Minister of Health and Wellness, Dr. the Hon. Christopher Tufton, says the COVID-19 pandemic has taught a crucial lesson, that regular health checks prevent deaths and long-term injuries.
The Minister, who was delivering the keynote address at an adoption ceremony for the recently opened Brown’s Hall Health Centre in St. Catherine, on December 2, said the global health challenge brought on by the coronavirus has also highlighted the need for primary healthcare facilities to be within reach of communities.
“It is so important that the primary healthcare infrastructure in our country maintains it credibility as a crucial part of driving the prevention message, and COVID has said to us, if we don’t prevent non-communicable illnesses, it is going to be a lot more difficult to cure,” Dr.
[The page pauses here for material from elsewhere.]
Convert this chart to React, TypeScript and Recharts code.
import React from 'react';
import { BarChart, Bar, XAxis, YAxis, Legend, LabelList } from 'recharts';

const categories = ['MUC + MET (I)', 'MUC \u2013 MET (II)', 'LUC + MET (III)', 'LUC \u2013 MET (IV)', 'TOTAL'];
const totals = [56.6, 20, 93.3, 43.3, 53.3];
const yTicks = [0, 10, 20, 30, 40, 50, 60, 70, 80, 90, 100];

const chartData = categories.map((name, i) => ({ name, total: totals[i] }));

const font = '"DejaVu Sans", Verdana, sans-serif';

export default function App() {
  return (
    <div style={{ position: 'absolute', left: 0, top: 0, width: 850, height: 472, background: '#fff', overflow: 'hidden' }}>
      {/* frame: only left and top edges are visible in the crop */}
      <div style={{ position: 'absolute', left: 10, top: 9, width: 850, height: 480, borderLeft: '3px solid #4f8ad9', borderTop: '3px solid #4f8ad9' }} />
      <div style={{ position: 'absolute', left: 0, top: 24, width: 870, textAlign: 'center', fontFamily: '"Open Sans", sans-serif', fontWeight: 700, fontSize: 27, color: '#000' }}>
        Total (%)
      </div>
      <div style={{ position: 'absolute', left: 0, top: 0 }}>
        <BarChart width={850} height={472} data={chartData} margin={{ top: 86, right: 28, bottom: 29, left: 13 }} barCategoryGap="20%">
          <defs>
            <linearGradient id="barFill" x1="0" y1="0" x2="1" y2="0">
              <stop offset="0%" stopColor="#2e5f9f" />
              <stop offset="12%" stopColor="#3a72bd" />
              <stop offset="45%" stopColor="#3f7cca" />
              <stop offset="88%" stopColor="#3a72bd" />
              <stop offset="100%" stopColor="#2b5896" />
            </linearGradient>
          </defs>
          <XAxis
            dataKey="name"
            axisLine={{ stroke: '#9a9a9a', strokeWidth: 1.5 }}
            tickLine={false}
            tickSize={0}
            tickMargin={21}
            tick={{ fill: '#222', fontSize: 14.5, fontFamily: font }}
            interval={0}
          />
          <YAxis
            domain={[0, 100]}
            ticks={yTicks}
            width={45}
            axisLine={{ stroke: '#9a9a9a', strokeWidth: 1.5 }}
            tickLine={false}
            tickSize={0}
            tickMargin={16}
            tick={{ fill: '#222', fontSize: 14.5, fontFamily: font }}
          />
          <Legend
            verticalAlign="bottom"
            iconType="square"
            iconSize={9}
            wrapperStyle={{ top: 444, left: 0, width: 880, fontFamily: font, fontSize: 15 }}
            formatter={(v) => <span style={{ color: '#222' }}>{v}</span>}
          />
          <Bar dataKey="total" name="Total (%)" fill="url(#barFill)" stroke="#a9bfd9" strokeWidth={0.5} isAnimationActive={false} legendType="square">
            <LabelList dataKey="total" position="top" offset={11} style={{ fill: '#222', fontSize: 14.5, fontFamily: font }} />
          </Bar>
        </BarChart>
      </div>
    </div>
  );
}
Tufton told the audience.
The Minister emphasised that the prevention message must be heeded, as many deaths from COVID-19, and other health issues, could have been prevented.
He lauded the owners of Kemteck Development and Construction Limited, and Omni Industries Limited, for adopting the health centre and for contributing the $35 million to build the centre.
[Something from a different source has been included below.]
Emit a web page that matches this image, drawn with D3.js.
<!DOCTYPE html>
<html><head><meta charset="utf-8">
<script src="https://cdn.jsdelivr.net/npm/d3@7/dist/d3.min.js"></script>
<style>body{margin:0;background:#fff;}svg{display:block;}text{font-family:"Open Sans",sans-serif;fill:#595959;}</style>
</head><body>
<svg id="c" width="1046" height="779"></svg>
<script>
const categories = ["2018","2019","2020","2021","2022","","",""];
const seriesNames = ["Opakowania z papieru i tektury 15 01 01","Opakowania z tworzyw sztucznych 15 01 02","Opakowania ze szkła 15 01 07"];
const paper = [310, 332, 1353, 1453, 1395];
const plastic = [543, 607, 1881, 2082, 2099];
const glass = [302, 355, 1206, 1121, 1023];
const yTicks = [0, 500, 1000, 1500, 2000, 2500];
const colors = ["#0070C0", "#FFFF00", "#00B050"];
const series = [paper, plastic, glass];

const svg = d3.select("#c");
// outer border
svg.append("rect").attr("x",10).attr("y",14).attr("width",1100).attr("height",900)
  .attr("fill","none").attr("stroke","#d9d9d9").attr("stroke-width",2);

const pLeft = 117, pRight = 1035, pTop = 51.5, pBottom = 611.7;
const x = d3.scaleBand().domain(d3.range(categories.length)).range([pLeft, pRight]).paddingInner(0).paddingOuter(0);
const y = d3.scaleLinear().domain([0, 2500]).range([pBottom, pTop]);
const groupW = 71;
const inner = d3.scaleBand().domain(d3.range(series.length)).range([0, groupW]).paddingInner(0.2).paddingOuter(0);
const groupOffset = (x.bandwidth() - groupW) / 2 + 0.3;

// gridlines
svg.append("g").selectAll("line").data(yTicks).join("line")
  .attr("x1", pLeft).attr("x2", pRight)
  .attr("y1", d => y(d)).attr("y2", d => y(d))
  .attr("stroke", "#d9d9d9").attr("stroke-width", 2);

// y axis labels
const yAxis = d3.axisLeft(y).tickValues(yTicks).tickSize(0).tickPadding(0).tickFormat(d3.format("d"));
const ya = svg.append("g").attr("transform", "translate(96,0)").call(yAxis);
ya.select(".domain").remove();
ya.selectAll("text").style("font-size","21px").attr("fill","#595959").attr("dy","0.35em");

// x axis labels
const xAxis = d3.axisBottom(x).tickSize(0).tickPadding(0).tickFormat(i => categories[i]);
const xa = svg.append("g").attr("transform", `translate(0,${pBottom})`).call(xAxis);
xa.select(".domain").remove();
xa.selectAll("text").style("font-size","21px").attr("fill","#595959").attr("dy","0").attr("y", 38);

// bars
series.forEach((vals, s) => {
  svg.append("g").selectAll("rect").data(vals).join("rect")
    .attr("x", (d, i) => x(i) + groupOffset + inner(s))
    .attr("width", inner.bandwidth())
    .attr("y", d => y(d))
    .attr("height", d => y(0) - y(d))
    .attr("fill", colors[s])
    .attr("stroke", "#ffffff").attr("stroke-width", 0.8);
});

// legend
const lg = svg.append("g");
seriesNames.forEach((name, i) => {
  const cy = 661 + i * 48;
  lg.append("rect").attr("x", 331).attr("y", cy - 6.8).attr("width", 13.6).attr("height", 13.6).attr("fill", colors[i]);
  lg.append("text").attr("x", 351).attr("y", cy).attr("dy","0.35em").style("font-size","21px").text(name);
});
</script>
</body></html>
Dr. Tufton said there was a need for the facility, and the coming together of the two entities and the Ministry to establish the centre, represents the best “manifestation” of partnership for public health.
“This is a big achievement, and Brown’s Hall will be healthier for it. Brown’s Hall will be better, and it is what the partnership in public health reflects and requires in the days and years to come,” the Minister said, adding that more than 2,000 persons from the immediate communities are benefiting from the centre.
Meanwhile, Managing Director of Kemteck, Sylvester Tulloch, said the community was the “springboard that propelled us to go on to greater things”, hence his decision to help with funding to build the centre. He also informed that a group in the diaspora is raising money to help with its upkeep.
For his part, Director at Omni Industries, Von Whyte, said that as children, the community was there for them, and “molded us into the men we are today”.
“Embrace your new centre, and do your part in ensuring that it will be around to serve many generations to come,” Mr. Whyte told the gathering.